Aim
Each line from the top of the listing through the one holding "const points = zValues.map((z, i)" should be restated word for word, with nothing added and no pictures.

◆ ◆ ◆ ◆

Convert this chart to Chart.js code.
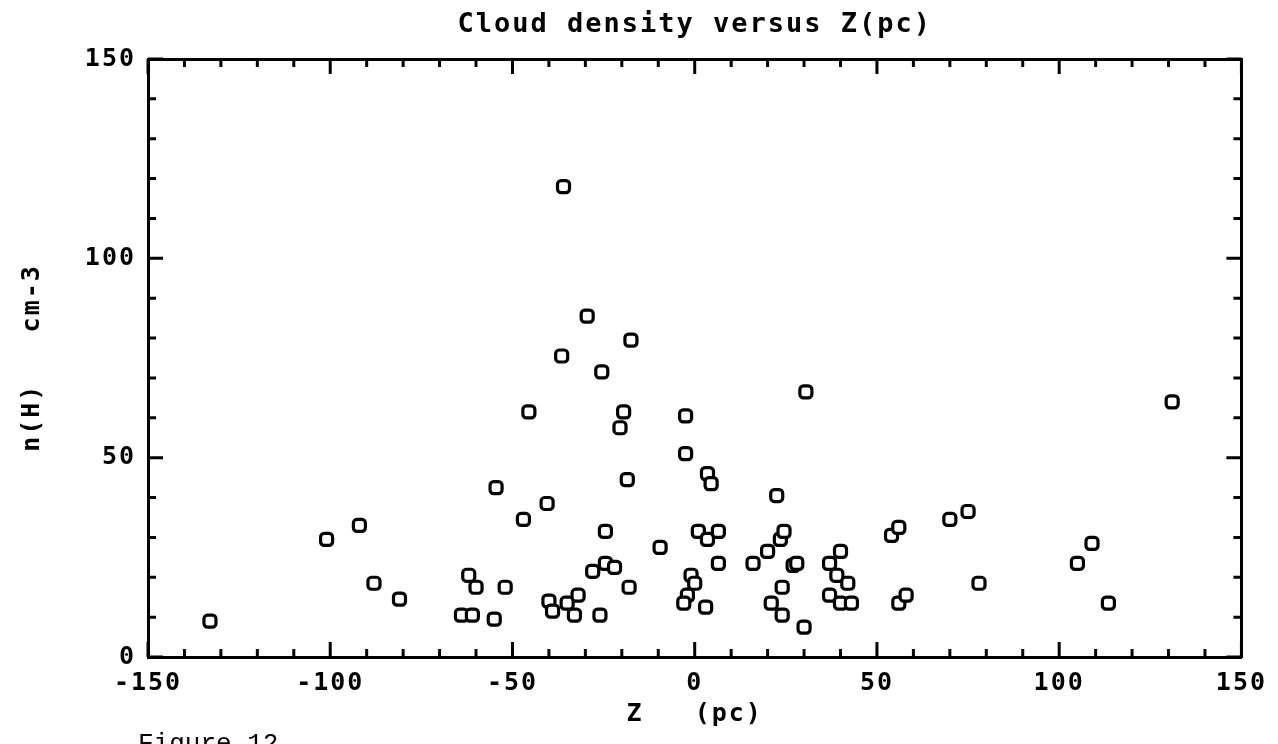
<!DOCTYPE html>
<html>
<head>
<meta charset="utf-8">
<script src="https://cdn.jsdelivr.net/npm/chart.js@4/dist/chart.umd.min.js"></script>
<style>
  html, body { margin: 0; padding: 0; background: #fff; overflow: hidden; }
  #wrap { position: relative; width: 1278px; height: 744px; overflow: hidden; }
  #fig { position: absolute; left: 138px; top: 731px; font-family: "Liberation Mono", monospace; font-size: 26px; line-height: 26px; color: #000; white-space: pre; }
</style>
</head>
<body>
<div id="wrap">
<canvas id="c" width="1278" height="744"></canvas>
<div id="fig">Figure 12</div>
</div>
<script>
// ---- data ----
const zValues = [
  -133, -101, -92, -88, -81, -64, -61, -62, -60, -55, -54.5, -52, -47, -45.5,
  -17.5, -36.5, -25.5, -19.5, -20.5, -2.5, -2.5, 30.5, -18.5, -40.5, 3.5, 4.5, 22.5,
  -24.5, -9.5, 1, 3.5, 6.5, 6.5, -24.5, -22, -28, -18, -40, -39, -35, -32, -33, -26,
  -1, 0, -2, -3, 3, 16, 20, 23.5, 24.5, 27, 28, 24, 21, 24, 30,
  37, 40, 39, 42, 37, 40, 43, 54, 56, 56, 58,
  -36, -29.5, 131, 70, 75, 78, 105, 109, 113.5
];
const densityValues = [
  9, 29.5, 33, 18.5, 14.5, 10.5, 10.5, 20.5, 17.5, 9.5, 42.5, 17.5, 34.5, 61.5,
  79.5, 75.5, 71.5, 61.5, 57.5, 60.5, 51, 66.5, 44.5, 38.5, 46, 43.5, 40.5,
  31.5, 27.5, 31.5, 29.5, 31.5, 23.5, 23.5, 22.5, 21.5, 17.5, 14, 11.5, 13.5, 15.5, 10.5, 10.5,
  20.5, 18.5, 15.5, 13.5, 12.5, 23.5, 26.5, 29.5, 31.5, 23, 23.5, 17.5, 13.5, 10.5, 7.5,
  23.5, 26.5, 20.5, 18.5, 15.5, 13.5, 13.5, 30.5, 32.5, 13.5, 15.5,
  118, 85.5, 64, 34.5, 36.5, 18.5, 23.5, 28.5, 13.5
];
const xRange = [-150, 150];
const yRange = [0, 150];
const xTickLabels = [-150, -100, -50, 0, 50, 100, 150];
const yTickLabels = [0, 50, 100, 150];
const titleText = 'Cloud density versus Z(pc)';
const xTitle = 'Z   (pc)';
const yTitle = 'n(H)   cm-3';

const points = zValues.map((z, i) => ({ x: z, y: densityValues[i] }));

const FONT = '"DejaVu Sans Mono", monospace';
const spacingPlugin = {
  id: 'spacing',
  beforeLayout(chart) { chart.ctx.letterSpacing = '2px'; },
  beforeDraw(chart) { chart.ctx.letterSpacing = '2px'; }
};
const inwardTicks = {
  id: 'inwardTicks',
  afterDatasetsDraw(chart) {
    const { ctx, chartArea: a, scales } = chart;
    ctx.save();
    ctx.strokeStyle = '#000';
    ctx.lineWidth = 3;
    ctx.lineCap = 'butt';
    ctx.beginPath();
    scales.x.ticks.forEach(t => {
      const px = scales.x.getPixelForValue(t.value);
      const len = xTickLabels.includes(t.value) ? 15 : 8;
      ctx.moveTo(px, a.bottom); ctx.lineTo(px, a.bottom - len);
      ctx.moveTo(px, a.top); ctx.lineTo(px, a.top + len);
    });
    scales.y.ticks.forEach(t => {
      const py = scales.y.getPixelForValue(t.value);
      const len = yTickLabels.includes(t.value) ? 15 : 8;
      ctx.moveTo(a.left, py); ctx.lineTo(a.left + len, py);
      ctx.moveTo(a.right, py); ctx.lineTo(a.right - len, py);
    });
    ctx.stroke();
    ctx.restore();
  }
};

new Chart(document.getElementById('c'), {
  type: 'scatter',
  data: {
    datasets: [{
      data: points,
      pointStyle: 'rectRounded',
      pointRadius: 7,
      pointHoverRadius: 7,
      pointBorderWidth: 3.2,
      pointBorderColor: '#000',
      pointBackgroundColor: '#fff'
    }]
  },
  options: {
    responsive: false,
    animation: false,
    devicePixelRatio: 1,
    events: [],
    layout: { padding: { left: 0, right: 36, top: 0, bottom: 0 } },
    plugins: { legend: { display: false }, tooltip: { enabled: false }, title: { display: false } },
    scales: {
      x: {
        type: 'linear', position: 'bottom', min: xRange[0], max: xRange[1],
        grid: { display: false, drawTicks: false },
        border: { display: true, width: 3, color: '#000' },
        ticks: {
          stepSize: 10, autoSkip: false, maxRotation: 0, padding: 11, color: '#000',
          font: { family: FONT, size: 25, weight: 'bold' },
          callback: v => xTickLabels.includes(v) ? String(v) : ''
        },
        title: { display: true, text: xTitle, color: '#000', font: { family: FONT, size: 25, weight: 'bold' }, padding: { top: 0, bottom: 15 } },
        afterFit: s => { s.height = 87; }
      },
      x2: {
        type: 'linear', position: 'top', min: xRange[0], max: xRange[1],
        grid: { display: false, drawTicks: false },
        border: { display: true, width: 3, color: '#000' },
        ticks: { display: false },
        title: { display: true, text: titleText, color: '#000', font: { family: FONT, size: 27, weight: 'bold' }, padding: { top: 9, bottom: 0 } },
        afterFit: s => { s.height = 59; }
      },
      y: {
        type: 'linear', position: 'left', min: yRange[0], max: yRange[1],
        grid: { display: false, drawTicks: false },
        border: { display: true, width: 3, color: '#000' },
        ticks: {
          stepSize: 10, autoSkip: false, padding: 12, color: '#000',
          font: { family: FONT, size: 25, weight: 'bold' },
          callback: v => yTickLabels.includes(v) ? String(v) : ''
        },
        title: { display: true, text: yTitle, color: '#000', font: { family: FONT, size: 25, weight: 'bold' }, padding: { top: 17, bottom: 0 } },
        afterFit: s => { s.width = 148; }
      },
      y2: {
        type: 'linear', position: 'right', min: yRange[0], max: yRange[1],
        grid: { display: false, drawTicks: false },
        border: { display: true, width: 3, color: '#000' },
        ticks: { display: false },
        afterFit: s => { s.width = 0; }
      }
    }
  },
  plugins: [spacingPlugin, inwardTicks]
});
</script>
</body>
</html>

◆ ◆ ◆ ◆

Finished task
Convert this chart to Chart.js code.
<!DOCTYPE html>
<html>
<head>
<meta charset="utf-8">
<script src="https://cdn.jsdelivr.net/npm/chart.js@4/dist/chart.umd.min.js"></script>
<style>
  html, body { margin: 0; padding: 0; background: #fff; overflow: hidden; }
  #wrap { position: relative; width: 1278px; height: 744px; overflow: hidden; }
  #fig { position: absolute; left: 138px; top: 731px; font-family: "Liberation Mono", monospace; font-size: 26px; line-height: 26px; color: #000; white-space: pre; }
</style>
</head>
<body>
<div id="wrap">
<canvas id="c" width="1278" height="744"></canvas>
<div id="fig">Figure 12</div>
</div>
<script>
// ---- data ----
const zValues = [
  -133, -101, -92, -88, -81, -64, -61, -62, -60, -55, -54.5, -52, -47, -45.5,
  -17.5, -36.5, -25.5, -19.5, -20.5, -2.5, -2.5, 30.5, -18.5, -40.5, 3.5, 4.5, 22.5,
  -24.5, -9.5, 1, 3.5, 6.5, 6.5, -24.5, -22, -28, -18, -40, -39, -35, -32, -33, -26,
  -1, 0, -2, -3, 3, 16, 20, 23.5, 24.5, 27, 28, 24, 21, 24, 30,
  37, 40, 39, 42, 37, 40, 43, 54, 56, 56, 58,
  -36, -29.5, 131, 70, 75, 78, 105, 109, 113.5
];
const densityValues = [
  9, 29.5, 33, 18.5, 14.5, 10.5, 10.5, 20.5, 17.5, 9.5, 42.5, 17.5, 34.5, 61.5,
  79.5, 75.5, 71.5, 61.5, 57.5, 60.5, 51, 66.5, 44.5, 38.5, 46, 43.5, 40.5,
  31.5, 27.5, 31.5, 29.5, 31.5, 23.5, 23.5, 22.5, 21.5, 17.5, 14, 11.5, 13.5, 15.5, 10.5, 10.5,
  20.5, 18.5, 15.5, 13.5, 12.5, 23.5, 26.5, 29.5, 31.5, 23, 23.5, 17.5, 13.5, 10.5, 7.5,
  23.5, 26.5, 20.5, 18.5, 15.5, 13.5, 13.5, 30.5, 32.5, 13.5, 15.5,
  118, 85.5, 64, 34.5, 36.5, 18.5, 23.5, 28.5, 13.5
];
const xRange = [-150, 150];
const yRange = [0, 150];
const xTickLabels = [-150, -100, -50, 0, 50, 100, 150];
const yTickLabels = [0, 50, 100, 150];
const titleText = 'Cloud density versus Z(pc)';
const xTitle = 'Z   (pc)';
const yTitle = 'n(H)   cm-3';

const points = zValues.map((z, i) => ({ x: z, y: densityValues[i] }));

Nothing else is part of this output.